◆ What is required ◆
Go through the listing below and list every line with "draw".

◆ Data extract ◆
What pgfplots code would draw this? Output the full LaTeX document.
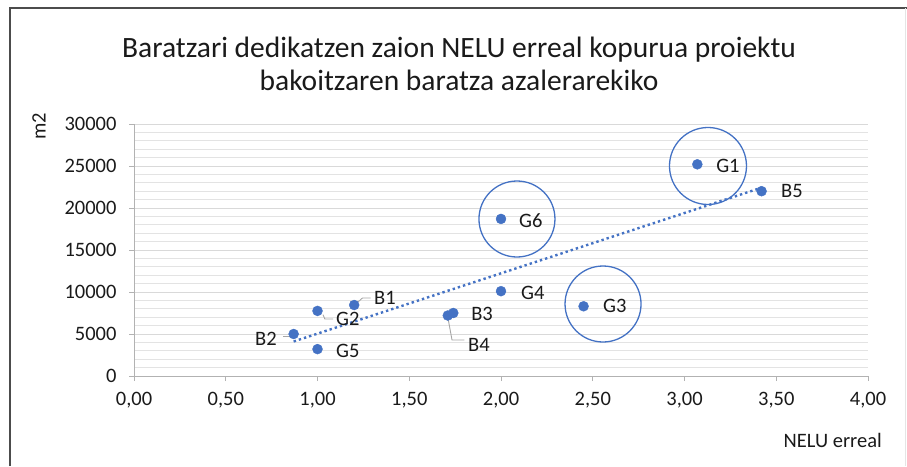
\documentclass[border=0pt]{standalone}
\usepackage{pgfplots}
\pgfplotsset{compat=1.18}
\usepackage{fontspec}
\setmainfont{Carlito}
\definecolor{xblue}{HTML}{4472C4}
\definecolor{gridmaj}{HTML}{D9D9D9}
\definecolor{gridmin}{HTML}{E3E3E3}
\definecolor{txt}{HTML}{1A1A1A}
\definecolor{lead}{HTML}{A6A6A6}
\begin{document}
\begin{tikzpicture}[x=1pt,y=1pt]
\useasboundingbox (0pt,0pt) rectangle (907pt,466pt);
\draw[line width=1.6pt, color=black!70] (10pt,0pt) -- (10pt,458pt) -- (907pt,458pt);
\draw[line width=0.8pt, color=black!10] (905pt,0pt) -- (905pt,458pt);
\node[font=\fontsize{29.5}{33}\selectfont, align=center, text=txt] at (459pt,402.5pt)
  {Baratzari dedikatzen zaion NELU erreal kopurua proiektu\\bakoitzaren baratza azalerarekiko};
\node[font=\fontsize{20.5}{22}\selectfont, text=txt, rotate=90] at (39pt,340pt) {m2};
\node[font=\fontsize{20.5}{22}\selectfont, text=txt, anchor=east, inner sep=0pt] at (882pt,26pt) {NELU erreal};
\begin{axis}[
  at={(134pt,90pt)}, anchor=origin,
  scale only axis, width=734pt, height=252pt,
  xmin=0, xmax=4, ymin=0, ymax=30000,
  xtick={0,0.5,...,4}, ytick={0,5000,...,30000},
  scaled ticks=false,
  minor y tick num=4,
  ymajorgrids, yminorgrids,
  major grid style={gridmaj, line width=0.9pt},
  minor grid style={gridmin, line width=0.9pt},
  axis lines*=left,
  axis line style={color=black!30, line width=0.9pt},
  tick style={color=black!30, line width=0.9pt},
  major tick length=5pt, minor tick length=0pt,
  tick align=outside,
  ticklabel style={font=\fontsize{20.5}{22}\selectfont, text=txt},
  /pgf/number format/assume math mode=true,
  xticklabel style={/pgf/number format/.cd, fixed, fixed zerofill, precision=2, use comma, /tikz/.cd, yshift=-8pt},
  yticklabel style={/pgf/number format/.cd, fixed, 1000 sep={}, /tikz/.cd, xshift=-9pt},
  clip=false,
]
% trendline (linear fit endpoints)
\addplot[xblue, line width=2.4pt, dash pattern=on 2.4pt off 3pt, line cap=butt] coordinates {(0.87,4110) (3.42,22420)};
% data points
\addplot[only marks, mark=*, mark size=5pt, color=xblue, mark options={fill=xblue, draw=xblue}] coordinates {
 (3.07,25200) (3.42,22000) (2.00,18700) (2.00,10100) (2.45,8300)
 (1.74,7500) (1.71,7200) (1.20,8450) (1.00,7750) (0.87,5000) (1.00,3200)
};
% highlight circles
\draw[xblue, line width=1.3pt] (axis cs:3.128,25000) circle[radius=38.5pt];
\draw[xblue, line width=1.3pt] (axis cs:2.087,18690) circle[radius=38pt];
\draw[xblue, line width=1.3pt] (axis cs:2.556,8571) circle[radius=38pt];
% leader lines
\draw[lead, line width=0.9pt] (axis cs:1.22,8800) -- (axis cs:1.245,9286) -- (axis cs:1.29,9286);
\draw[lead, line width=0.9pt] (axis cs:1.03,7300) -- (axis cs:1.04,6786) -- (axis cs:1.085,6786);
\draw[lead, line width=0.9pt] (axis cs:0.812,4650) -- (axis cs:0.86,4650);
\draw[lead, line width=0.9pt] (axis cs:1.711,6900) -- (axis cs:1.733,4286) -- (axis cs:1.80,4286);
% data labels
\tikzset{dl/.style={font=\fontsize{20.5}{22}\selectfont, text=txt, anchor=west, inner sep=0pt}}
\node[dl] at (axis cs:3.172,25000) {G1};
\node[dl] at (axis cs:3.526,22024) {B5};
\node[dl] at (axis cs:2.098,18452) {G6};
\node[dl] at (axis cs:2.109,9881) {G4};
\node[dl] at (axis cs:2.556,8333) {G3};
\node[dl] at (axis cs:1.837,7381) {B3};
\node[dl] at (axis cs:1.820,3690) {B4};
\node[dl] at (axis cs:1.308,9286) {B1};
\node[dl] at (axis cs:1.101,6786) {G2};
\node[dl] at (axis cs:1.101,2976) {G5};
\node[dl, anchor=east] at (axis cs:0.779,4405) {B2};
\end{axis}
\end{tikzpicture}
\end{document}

◆ Right answer ◆
What pgfplots code would draw this? Output the full LaTeX document.
\draw[line width=1.6pt, color=black!70] (10pt,0pt) -- (10pt,458pt) -- (907pt,458pt);
\draw[line width=0.8pt, color=black!10] (905pt,0pt) -- (905pt,458pt);
\addplot[only marks, mark=*, mark size=5pt, color=xblue, mark options={fill=xblue, draw=xblue}] coordinates {
\draw[xblue, line width=1.3pt] (axis cs:3.128,25000) circle[radius=38.5pt];
\draw[xblue, line width=1.3pt] (axis cs:2.087,18690) circle[radius=38pt];
\draw[xblue, line width=1.3pt] (axis cs:2.556,8571) circle[radius=38pt];
\draw[lead, line width=0.9pt] (axis cs:1.22,8800) -- (axis cs:1.245,9286) -- (axis cs:1.29,9286);
\draw[lead, line width=0.9pt] (axis cs:1.03,7300) -- (axis cs:1.04,6786) -- (axis cs:1.085,6786);
\draw[lead, line width=0.9pt] (axis cs:0.812,4650) -- (axis cs:0.86,4650);
\draw[lead, line width=0.9pt] (axis cs:1.711,6900) -- (axis cs:1.733,4286) -- (axis cs:1.80,4286);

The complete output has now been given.